Covid-19 cases decline among children in Arkansas

School uptick peaked around Labor Day, is trending down, health official says

Fifth grader Marcques Haley, 10, gets his temperature checked by school nurse, Rachel White, before entering the building on Monday morning, Aug. 24, 2020, at Stephens Elementary School in Little Rock. (Arkansas Democrat-Gazette/Thomas Metthe)
Fifth grader Marcques Haley, 10, gets his temperature checked by school nurse, Rachel White, before entering the building on Monday morning, Aug. 24, 2020, at Stephens Elementary School in Little Rock. (Arkansas Democrat-Gazette/Thomas Metthe)

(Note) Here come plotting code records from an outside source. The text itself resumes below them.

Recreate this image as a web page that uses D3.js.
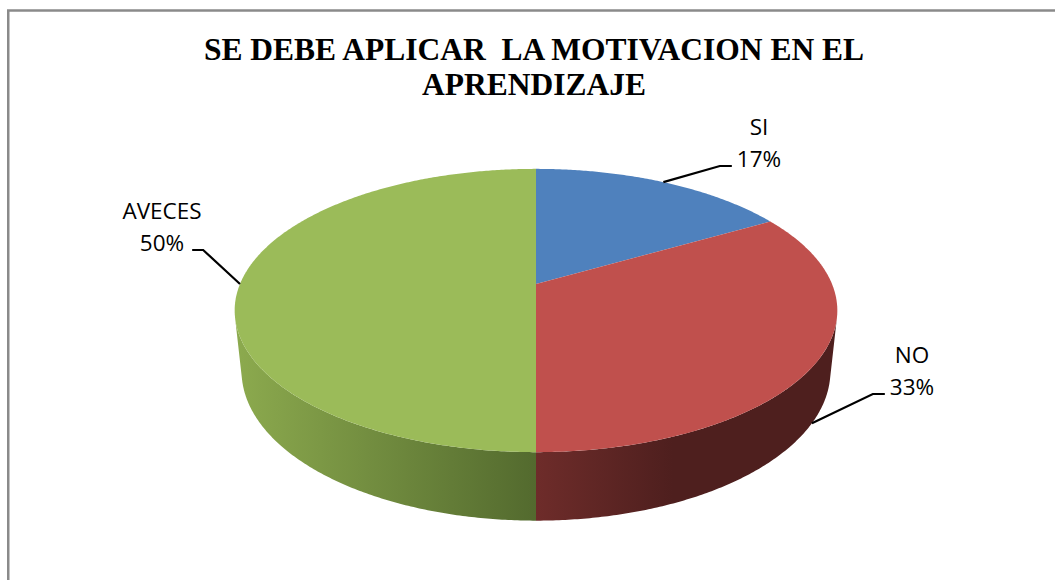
<!DOCTYPE html>
<html>
<head>
<meta charset="utf-8">
<script src="https://cdn.jsdelivr.net/npm/d3@7"></script>
<style>
  body { margin: 0; background: #fff; }
  svg { display: block; }
</style>
</head>
<body>
<div id="chart"></div>
<script>
const categories = ["SI", "NO", "AVECES"];
const values = [5, 10, 15];
const topColors = ["#4F81BD", "#C0504D", "#9BBB59"];
const sideStops = [
    [["0", "#3A5F8C"], ["1", "#2C4A6E"]],
    [["0", "#6E2C2A"], ["0.45", "#4E1F1E"], ["1", "#4E1F1E"]],
    [["0", "#8CAA4E"], ["1", "#536A2E"]]
];
const titleLines = ["SE DEBE APLICAR  LA MOTIVACION EN EL", "APRENDIZAJE"];
// where each label block sits (center x, first baseline)
const labelPos = [[759, 135], [912, 363], [162, 219]];

const width = 1055, height = 580;
const cx = 536, cy = 284, K = 296;
const alpha = 27.5 * Math.PI / 180, sa = Math.sin(alpha), ca = Math.cos(alpha);
const D = 4.74, H = 0.2325;

const x = d3.scaleLinear().domain([-1, 1]).range([cx - K, cx + K]);
const y = d3.scaleLinear().domain([-1, 1]).range([cy + K, cy - K]);

// perspective projection of a point on the pie (angle from top, clockwise)
const proj = (theta, r, h) => {
    const X = r * Math.sin(theta), Z = r * Math.cos(theta);
    const depth = D + Z * ca - h * sa;
    const v = Z * sa + h * ca;
    return [x(X * D / depth), y(v * D / depth)];
};

const svg = d3.select("#chart").append("svg")
    .attr("width", width)
    .attr("height", height);

svg.append("rect")
    .attr("x", 8.25).attr("y", 10.5)
    .attr("width", 1200).attr("height", 700)
    .attr("fill", "none")
    .attr("stroke", "#8a8a8a")
    .attr("stroke-width", 2.5);

const defs = svg.append("defs");
sideStops.forEach((stops, i) => {
    const g = defs.append("linearGradient")
        .attr("id", "side" + i)
        .attr("gradientUnits", "userSpaceOnUse")
        .attr("x1", i === 2 ? 236 : cx).attr("x2", i === 2 ? cx : 840)
        .attr("y1", 0).attr("y2", 0);
    stops.forEach(s => g.append("stop").attr("offset", s[0]).attr("stop-color", s[1]));
});

const arcs = d3.pie().sort(null)(values);
const line = d3.line();
const step = Math.PI / 360;

// visible part of the outer wall
const wallMin = Math.acos(-1 / (D * ca)) , wallMax = 2 * Math.PI - wallMin;

const pie = svg.append("g");

arcs.forEach((a, i) => {
    const s = Math.max(a.startAngle, wallMin), e = Math.min(a.endAngle, wallMax);
    if (e <= s) return;
    const ang = d3.range(s, e, step).concat([e]);
    const pts = ang.map(t => proj(t, 1, 0))
        .concat(ang.slice().reverse().map(t => proj(t, 1, -H)));
    pie.append("path")
        .attr("d", line(pts) + "Z")
        .attr("fill", `url(#side${i})`);
});

arcs.forEach((a, i) => {
    const ang = d3.range(a.startAngle, a.endAngle, step).concat([a.endAngle]);
    const pts = [proj(0, 0, 0)].concat(ang.map(t => proj(t, 1, 0)));
    pie.append("path")
        .attr("d", line(pts) + "Z")
        .attr("fill", topColors[i]);
});

// title
svg.append("g").selectAll("text")
    .data(titleLines)
    .join("text")
    .attr("x", 534)
    .attr("y", (d, i) => 60 + i * 35)
    .attr("text-anchor", "middle")
    .attr("font-family", "'Liberation Serif', 'Times New Roman', serif")
    .attr("font-weight", "bold")
    .attr("font-size", 31.5)
    .style("white-space", "pre")
    .text(d => d);

// data labels with leaders
const total = d3.sum(values);
const pct = d3.format(".0%");
arcs.forEach((a, i) => {
    const mid = (a.startAngle + a.endAngle) / 2;
    const front = Math.cos(mid) < -1 / (D * ca);
    const anchor = proj(mid, 1, front ? -H : 0);
    const [lx, ly] = labelPos[i];
    const g = svg.append("g")
        .attr("font-family", "'Open Sans', sans-serif")
        .attr("font-size", 22.5)
        .attr("fill", "#000")
        .attr("text-anchor", "middle");
    g.append("text").attr("x", lx).attr("y", ly).text(categories[i]);
    const t2 = g.append("text").attr("x", lx).attr("y", ly + 32).text(pct(values[i] / total));
    const bb = t2.node().getBBox();
    const ry = ly + 31;
    let pts;
    if (anchor[0] < lx) {
        const end = bb.x - 5;
        pts = [anchor, [end - 12, ry], [end, ry]];
    } else {
        const st = bb.x + bb.width + 8;
        pts = [anchor, [st + 11, ry], [st, ry]];
    }
    svg.append("path")
        .attr("d", line(pts))
        .attr("fill", "none")
        .attr("stroke", "#000")
        .attr("stroke-width", 2.2);
});
</script>
</body>
</html>
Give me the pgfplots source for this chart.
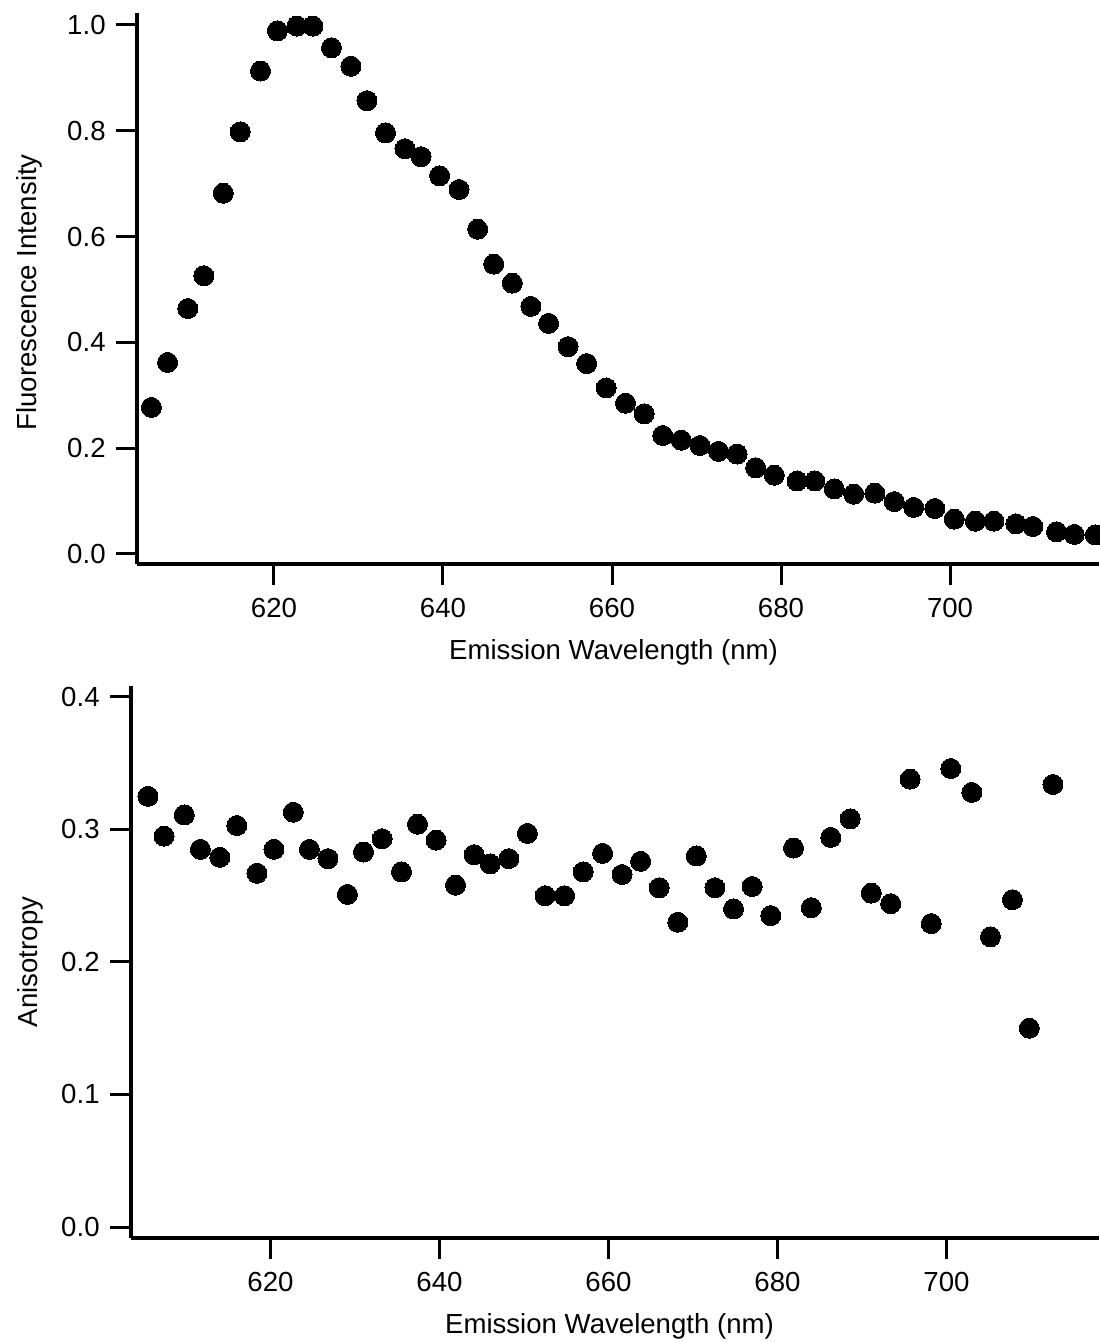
\documentclass[border=0pt]{standalone}
\usepackage{pgfplots}
\pgfplotsset{compat=1.18}
\usepackage{fontspec}
\setmainfont{Liberation Sans}

% Emission spectrum (normalised) and anisotropy versus wavelength
\pgfplotstableread{
wl     fl
605.5  0.277
607.4  0.362
609.8  0.464
611.7  0.526
614.0  0.682
616.0  0.798
618.4  0.913
620.4  0.989
622.7  0.998
624.6  0.998
626.8  0.957
629.1  0.922
631.0  0.857
633.2  0.796
635.5  0.766
637.4  0.751
639.6  0.715
641.9  0.689
644.1  0.614
646.0  0.548
648.2  0.512
650.4  0.468
652.5  0.436
654.8  0.392
657.0  0.360
659.3  0.314
661.6  0.285
663.8  0.265
666.0  0.224
668.2  0.215
670.4  0.205
672.6  0.194
674.8  0.189
677.0  0.163
679.2  0.149
681.9  0.138
684.0  0.138
686.3  0.123
688.6  0.113
691.1  0.115
693.4  0.099
695.7  0.088
698.2  0.086
700.5  0.066
703.0  0.062
705.2  0.062
707.8  0.057
709.8  0.052
712.6  0.042
714.7  0.037
717.2  0.036
}\fluor

\pgfplotstableread{
wl     r
605.5  0.325
607.4  0.295
609.8  0.311
611.7  0.285
614.0  0.279
616.0  0.303
618.4  0.267
620.4  0.285
622.7  0.313
624.6  0.285
626.8  0.278
629.1  0.251
631.0  0.283
633.2  0.293
635.5  0.268
637.4  0.304
639.6  0.292
641.9  0.258
644.1  0.281
646.0  0.274
648.2  0.278
650.4  0.297
652.5  0.250
654.8  0.250
657.0  0.268
659.3  0.282
661.6  0.266
663.8  0.276
666.0  0.256
668.2  0.230
670.4  0.280
672.6  0.256
674.8  0.240
677.0  0.257
679.2  0.235
681.9  0.286
684.0  0.241
686.3  0.294
688.6  0.308
691.1  0.252
693.4  0.244
695.7  0.338
698.2  0.229
700.5  0.346
703.0  0.328
705.2  0.219
707.8  0.247
709.8  0.150
712.6  0.334
}\aniso

\pgfplotsset{
  igor/.style={
    scale only axis,
    anchor=south west,
    clip=false,
    axis x line=bottom,
    axis y line=left,
    axis line style={-, line width=1.6pt},
    tick align=outside,
    major tick length=10.5pt,
    every tick/.style={black, line width=1.5pt},
    font=\fontsize{13.8}{16}\selectfont,
    ticklabel style={font=\fontsize{13.8}{16}\selectfont, inner sep=0pt},
    xticklabel style={anchor=north, yshift=-6.5pt,
      /pgf/number format/assume math mode=true},
    yticklabel style={anchor=east, xshift=-5pt,
      /pgf/number format/.cd, fixed, fixed zerofill, precision=1,
      assume math mode=true},
    xtick={620,640,660,680,700},
    xlabel={Emission Wavelength (nm)},
    xlabel style={anchor=base},
    ylabel style={anchor=base, rotate=0},
  },
  dots/.style={only marks, mark=*, mark size=5pt, color=black,
    mark options={fill=black, draw=black, line width=0pt}},
}

\begin{document}
\begin{tikzpicture}
\begin{axis}[igor,
  at={(68.5pt,389pt)},
  width=481pt, height=275.5pt,
  xmin=603.79, xmax=717.63,
  ymin=-0.0189, ymax=1.0227,
  ytick={0,0.2,0.4,0.6,0.8,1.0},
  ylabel={Fluorescence Intensity},
  xlabel style={at={(axis description cs:0.4953,-0.1742)}},
  ylabel style={at={(axis description cs:-0.104,0.493)}},
]
\addplot[dots] table[x=wl, y=fl] {\fluor};
\end{axis}

\begin{axis}[igor,
  at={(65.5pt,52pt)},
  width=484pt, height=276pt,
  xmin=603.49, xmax=718.05,
  ymin=-0.0083, ymax=0.4083,
  ytick={0,0.1,0.2,0.3,0.4},
  ylabel={Anisotropy},
  xlabel style={at={(axis description cs:0.4943,-0.1739)}},
  ylabel style={at={(axis description cs:-0.0971,0.5)}},
]
\addplot[dots] table[x=wl, y=r] {\aniso};
\end{axis}

\pgfresetboundingbox
\path[use as bounding box] (0,0) rectangle (549.5pt,671pt);
\end{tikzpicture}
\end{document}
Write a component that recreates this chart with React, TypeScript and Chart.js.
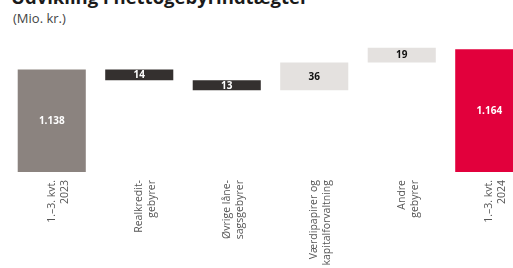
import React, { useEffect, useRef } from "react";
import { Chart, registerables } from "chart.js";

Chart.register(...registerables);

const titleText = "Udvikling i nettogebyrindtægter";
const unitText = "(Mio. kr.)";
const categories: string[][] = [
  ["1.–3. kvt.", "2023"],
  ["Realkredit-", "gebyrer"],
  ["Øvrige låne-", "sagsgebyrer"],
  ["Værdipapirer og", "kapitalforvaltning"],
  ["Andre", "gebyrer"],
  ["1.–3. kvt.", "2024"],
];
const changes: number[] = [1138, -14, -13, 36, 19, 1164];
const isTotal: boolean[] = [true, false, false, false, false, true];
const valueLabels: string[] = ["1.138", "14", "13", "36", "19", "1.164"];
const axisMin = 1005;
const axisMax = 1180;

const barColors = ["#8b837f", "#34302f", "#34302f", "#e4e1df", "#e4e1df", "#e2003c"];
const labelColors = ["#ffffff", "#ffffff", "#ffffff", "#111111", "#111111", "#ffffff"];

function buildFloating(): [number, number][] {
  const out: [number, number][] = [];
  let running = 0;
  changes.forEach((v, i) => {
    if (isTotal[i]) {
      out.push([axisMin, v]);
      running = v;
    } else {
      const next = running + v;
      out.push([Math.min(running, next), Math.max(running, next)]);
      running = next;
    }
  });
  return out;
}

const valueLabelPlugin = {
  id: "valueLabels",
  afterDatasetsDraw(chart: any) {
    const ctx = chart.ctx;
    const meta = chart.getDatasetMeta(0);
    ctx.save();
    ctx.font = "bold 10px 'Open Sans', sans-serif";
    ctx.textAlign = "center";
    ctx.textBaseline = "middle";
    meta.data.forEach((bar: any, i: number) => {
      const props = bar.getProps(["x", "y", "base"], true);
      const cy = (props.y + props.base) / 2;
      ctx.fillStyle = labelColors[i];
      ctx.fillText(valueLabels[i], props.x, cy + 0.5);
    });
    ctx.restore();
  },
};

export default function App() {
  const ref = useRef<HTMLCanvasElement | null>(null);
  useEffect(() => {
    if (!ref.current) return;
    const chart = new Chart(ref.current, {
      type: "bar",
      data: {
        labels: categories as any,
        datasets: [
          {
            data: buildFloating() as any,
            backgroundColor: barColors,
            borderWidth: 0,
            barPercentage: 1,
            categoryPercentage: 0.778,
          },
        ],
      },
      options: {
        responsive: false,
        animation: false,
        layout: { padding: { top: 37, left: 0, right: 0, bottom: 0 } },
        plugins: { legend: { display: false }, tooltip: { enabled: false }, title: { display: false } },
        scales: {
          x: {
            grid: { display: false, drawTicks: false },
            border: { display: false },
            ticks: {
              autoSkip: false,
              maxRotation: 90,
              minRotation: 90,
              padding: 8,
              color: "#555555",
              font: { family: "'Open Sans', sans-serif", size: 10.5, lineHeight: 1.25 },
            },
            afterFit: (scale: any) => {
              scale.height = 96;
            },
          },
          y: {
            display: false,
            min: axisMin,
            max: axisMax,
          },
        },
      },
      plugins: [valueLabelPlugin],
    });
    return () => chart.destroy();
  }, []);

  return (
    <div style={{ position: "absolute", left: 0, top: 0, width: 513, height: 268, overflow: "hidden", background: "#fff" }}>
      <div
        style={{
          position: "absolute",
          left: 11,
          top: -14,
          fontFamily: "'Open Sans', sans-serif",
          fontWeight: 700,
          fontSize: 18.5,
          lineHeight: "22px",
          color: "#1a1a1a",
          whiteSpace: "nowrap",
        }}
      >
        {titleText}
      </div>
      <div
        style={{
          position: "absolute",
          left: 13,
          top: 10,
          fontFamily: "'Open Sans', sans-serif",
          fontSize: 13,
          lineHeight: "16px",
          color: "#444",
          whiteSpace: "nowrap",
        }}
      >
        {unitText}
      </div>
      <canvas ref={ref} width={525} height={268} style={{ position: "absolute", left: 8, top: 0 }} />
    </div>
  );
}
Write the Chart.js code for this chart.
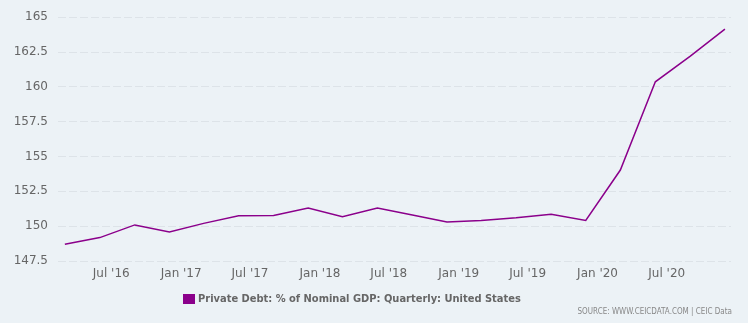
<!DOCTYPE html>
<html>
<head>
<meta charset="utf-8">
<script src="https://cdn.jsdelivr.net/npm/chart.js@4.4.1/dist/chart.umd.min.js"></script>
<style>
  html, body { margin: 0; padding: 0; background: #ecf2f6; }
  #wrap { width: 748px; height: 323px; position: relative; }
</style>
</head>
<body>
<div id="wrap"><canvas id="graphCanvas"></canvas></div>
<script>
// quarterly data, Mar 2016 - Dec 2020
const quarters = ["2016-03", "2016-06", "2016-09", "2016-12", "2017-03", "2017-06", "2017-09", "2017-12",
  "2018-03", "2018-06", "2018-09", "2018-12", "2019-03", "2019-06", "2019-09", "2019-12",
  "2020-03", "2020-06", "2020-09", "2020-12"];
const debtValues = [148.7, 149.18, 150.09, 149.59, 150.2, 150.74, 150.76, 151.3,
  150.67, 151.3, 150.8, 150.3, 150.4, 150.6, 150.86, 150.41,
  154.03, 160.36, 162.2, 164.14];
const tickDates = ["2016-07", "2017-01", "2017-07", "2018-01", "2018-07", "2019-01", "2019-07", "2020-01", "2020-07"];
const tickLabels = ["Jul '16", "Jan '17", "Jul '17", "Jan '18", "Jul '18", "Jan '19", "Jul '19", "Jan '20", "Jul '20"];
const yTicks = [147.5, 150, 152.5, 155, 157.5, 160, 162.5, 165];
const seriesName = "Private Debt: % of Nominal GDP: Quarterly: United States";
const sourceText = "SOURCE: WWW.CEICDATA.COM | CEIC Data";

// "YYYY-MM" -> days since epoch
function toDay(s) {
  let p = s.split("-");
  return Date.UTC(+p[0], +p[1] - 1, 1) / 864e5;
}

const points = quarters.map((q, i) => ({ x: toDay(q), y: debtValues[i] }));

// legend + source text
const footer = {
  id: "footer",
  afterDraw(chart) {
    let c = chart.ctx;
    c.save();
    c.fillStyle = "#8b008b";
    c.fillRect(183, 294, 12, 10);
    c.fillStyle = "#666";
    c.font = "bold 11px 'DejaVu Sans Condensed', 'DejaVu Sans'";
    c.textBaseline = "middle";
    c.fillText(seriesName, 198, 299);
    c.font = "8px 'DejaVu Sans Condensed', 'DejaVu Sans'";
    c.fillStyle = "#888";
    c.textAlign = "right";
    c.fillText(sourceText, 732, 312);
    c.restore();
  },
};

let ctx = document.getElementById("graphCanvas").getContext("2d");
let graphChart = new Chart(ctx, {
  type: "line",
  data: {
    datasets: [
      {
        label: seriesName,
        data: points,
        borderColor: "#8b008b",
        borderWidth: 1.5,
        pointRadius: 0,
        tension: 0,
      },
    ],
  },
  options: {
    animation: false,
    responsive: true,
    maintainAspectRatio: false,
    layout: { padding: { top: 14, right: 17, left: 0, bottom: 0 } },
    plugins: { legend: { display: false }, tooltip: { enabled: false } },
    scales: {
      x: {
        type: "linear",
        min: toDay("2016-03") - 18,
        max: toDay("2020-12") + 16,
        grid: { display: false, drawTicks: false },
        border: { display: false },
        afterBuildTicks: (axis) => {
          axis.ticks = tickDates.map((d) => ({ value: toDay(d) }));
        },
        afterFit: (axis) => { axis.height = 62; },
        ticks: {
          autoSkip: false,
          maxRotation: 0,
          padding: 6,
          color: "#666",
          font: { family: "'DejaVu Sans'", size: 12 },
          callback: (v, i) => tickLabels[i],
        },
      },
      y: {
        min: 147.5,
        max: 165,
        grid: { color: "#dde3e8", drawTicks: false },
        border: { display: false, dash: [8, 3] },
        afterBuildTicks: (axis) => {
          axis.ticks = yTicks.map((v) => ({ value: v }));
        },
        afterFit: (axis) => { axis.width = 58; },
        ticks: {
          padding: 10,
          color: "#666",
          font: { family: "'DejaVu Sans'", size: 12 },
          callback: (v) => String(v),
        },
      },
    },
  },
  plugins: [footer],
});
</script>
</body>
</html>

New coronavirus cases among children in Arkansas appear to be on the decline after an uptick in infections -- linked to the start of the 2022-23 school year -- peaked around Labor Day weekend, a state health official said Monday.

"It does seem as though the case rate within those 18 and younger has turned down," State Epidemiologist Mike Cima said.

"It started turning down last Monday or Tuesday, and it's continued to go down."

Cima's comments came as the number of people reported to be hospitalized in Arkansas with covid-19 fell Monday to its lowest level in more than two months.

Meanwhile, the state didn't record any new covid-19 deaths on Sunday or Monday, leaving the official death toll at 11,961.

Data on Arkansas' covid-19 cases and hospitalized patients was not updated on the state Department of Health's online dashboard on Sunday, and the case numbers for Sunday were still not available from the department on Monday.

An update to the dashboard on Monday, however, indicated that the state's count of cases had risen by 620 since Saturday, down from a rise of 922 cases over the same two-day stretch a week earlier.

Infections among children, who represent about 23% of Arkansas' population, accounted for about 16% of the cases added Sunday and Monday.

"It kind of follows the laws of gravity -- what goes up has to come down," Cima said.

"There's not an infinite number of people that are susceptible or continue to be susceptible. Eventually the virus is going burn itself out, for the lack of a better term."

The rise in infections among children had been blamed for a slight upward trend in Arkansas' overall new case numbers starting in mid-August.

Among other age groups, new cases had been on the decline following the peak in July of a summer surge fueled by new versions of the omicron variant.

Last week, however, Arkansas' overall new case numbers appeared to start heading back down.

Cima said that, as new infections overall were climbing in June and July, the infection rates for children remained lower than those for older age groups.

As a result, compared to adults, fewer children had immunity developed through recent infections when they began returning to classrooms last month.

Cima said the state saw a similar uptick at the start of the 2021-22 school year, and it was also short-lived.

Unlike some other holidays that have led to spikes in cases, this past Labor Day doesn't appear to have changed the downward trajectory of the state's new case numbers.

"My expectation is that there's not going to be a meaningful bump as a result of that holiday," Cima said.

Also on Monday, Health Department spokeswoman Danyelle McNeill said the state late last week ordered an additional 20,100 doses of the Pfizer vaccine that was revamped to target the original strain of the coronavirus as well as the omicron strains that are now responsible for most infections.

She said 14,700 of the doses had arrived in the state as of Monday.

Those doses are on top of 27,000 doses of Pfizer and 21,500 doses of the similarly updated Moderna vaccine ordered by the state that had been delivered as of Friday.

The U.S. Food and Drug Administration on Aug. 31 authorized both vaccines for use as booster doses for people who received their last booster or primary series dose at least two months earlier.

The Pfizer vaccine was cleared for people 12 and older. Moderna's was authorized for people 18 and older.

Additional doses of the Moderna vaccine aren't expected to be available to the state until next week, McNeill said.

After rising Sunday by five, the reported number of covid-19 patients in the state's hospitals fell Monday by 10, to 258, below the previous two-month low of 261 that the number reached a week earlier.

The number as of Monday was the smallest since July 4.

Pulaski County had the largest increase in cases, 107, from Saturday to Monday, followed by Benton County with 53 and Craighead County with 51.

The state's cumulative count of cases since March 2020 rose to 942,084.

The average daily increase in the state's case count over a rolling seven-day period fell from 780 as of Saturday to 737, which was down from an average of 979 a day the previous week.

A total of 10,128 cases in the state were considered active, or currently infectious, on Monday, down from 11,276 as of Saturday and 11,710 the previous Monday.

The number of the state's virus patients who were in intensive care rose Sunday by one and Monday by eight, bringing it to 55.

The number on ventilators fell Sunday by two before rising Monday by four, to 16.

At its hospitals in Little Rock and Springdale, Arkansas Children's had 14 covid-19 patients on Monday, down from 19 on Friday, spokeswoman Hilary DeMillo said.